Tuesday 5 May 2009

Chapter 8 - Justice

Chapter 8 - JUSTICE

I have taken some excerpts from Libcom.org's chapter 8 on Justice, because it is a beast.


No, my friend, terrible as it is to admit it, there is no justice in the world.

Worse yet: there can be no justice as long as we live under conditions which enable one person to take advantage of another's need, to turn it to his profit, and exploit his fellow man.

We have seen that the interests of the employer and employee are different; so different that they are opposed to each other.

Can there be justice between them? Justice means that each gets his due. Can the worker get his due or have justice in capitalist society?

If he did, capitalism could not exist: because then your employer could not make any profits out of your work. If the worker would get his due - that is, the things he produces or their equivalent - where would the profits of the capitalist come from? If labor owned the wealth it produces, there would be no capitalism.

The industrial lords know that it is good for them to keep you unorganized and disorganized, or to break up your unions when they get strong and militant. By hook and crook they oppose your every advance as a class-conscious worker. Every movement for the improvement of labor's condition they hate and fight tooth and nail. They'll spend millions on the kind of education and propaganda that serves the continuation of their rule rather than on improving your conditions as a worker. They will spare neither expense nor energy to stifle any thought or idea that may reduce their profits or threaten their mastery over you.

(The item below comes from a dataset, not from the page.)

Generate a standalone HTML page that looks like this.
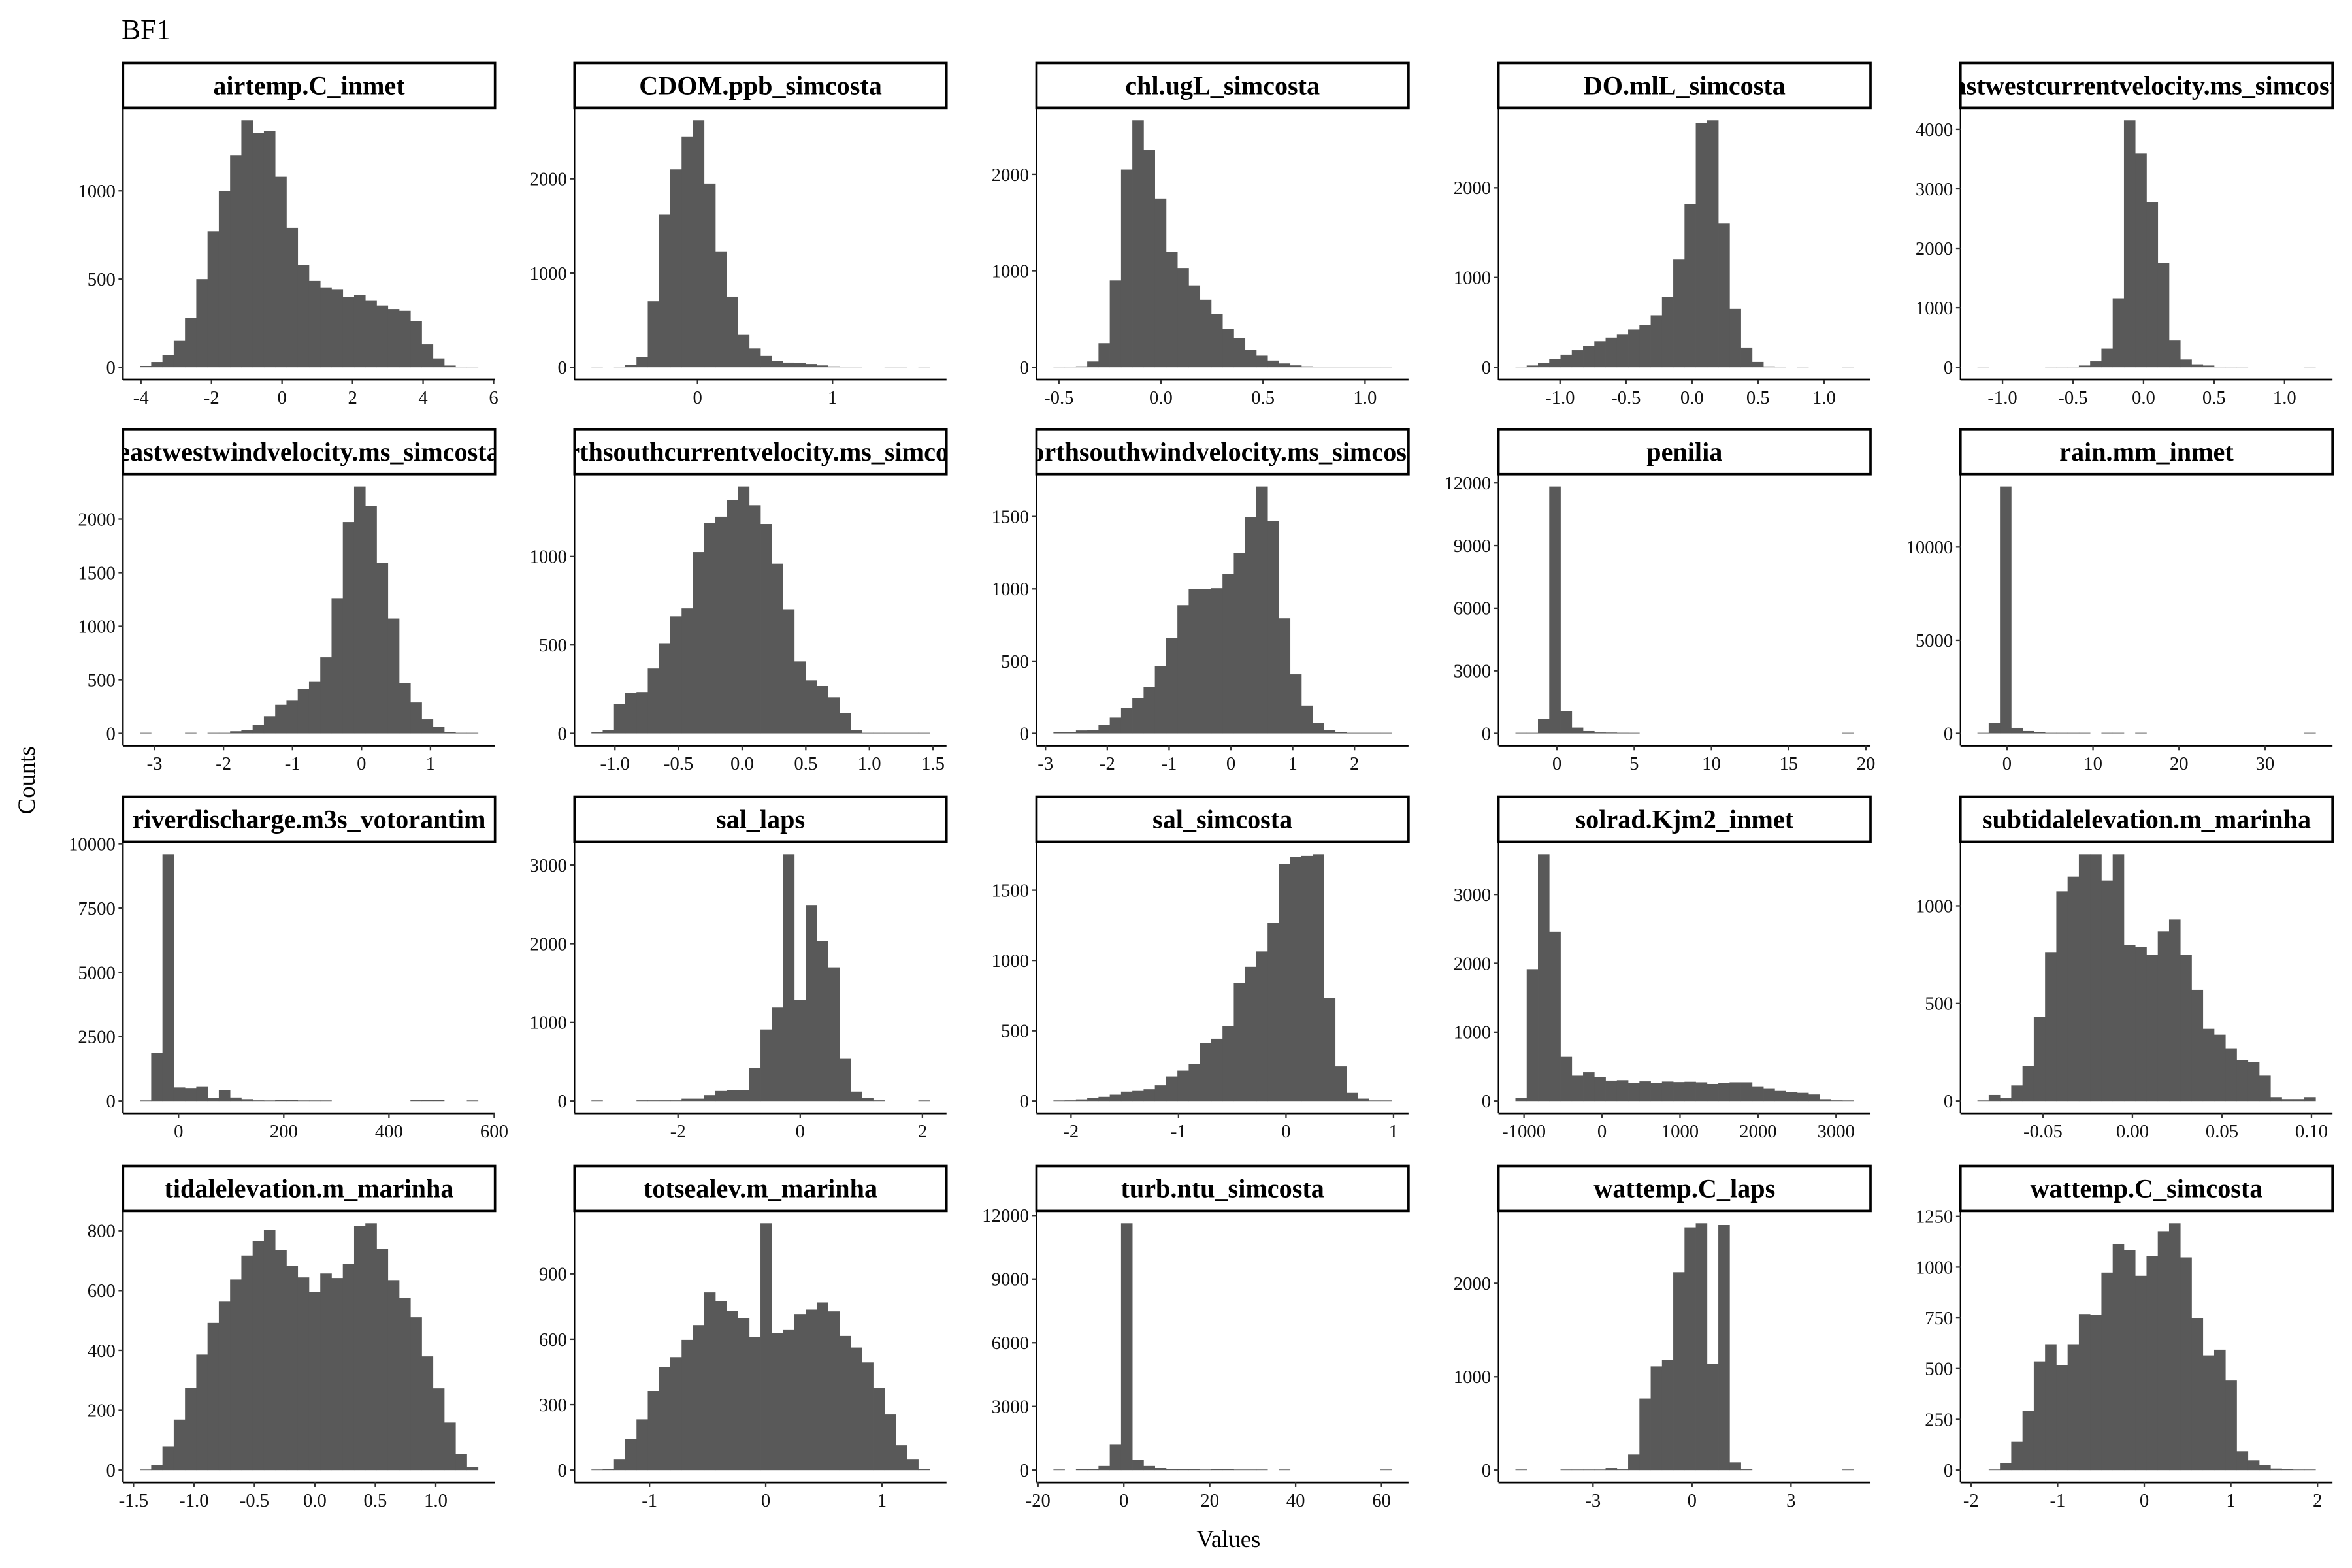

The cases I have cited are but a few of the numerous struggles of American labor against capital. The same can be duplicated in every country. They clearly demonstrate the fact that

(1) there is only class justice in the war of capital against labor; there can be no justice for labor under capitalism.
(2) law and government, as well as all other capitalist institutions (the press, the school, the church, the police, and courts) are always at the service of capital against labor, whatever the merits of any given case. Capital and government are twins with one common interest.
(3) capital and government will use any and all means to keep the proletariat in subjection: they will terrorize the working class and ruthlessly murder its most intelligent and devoted members.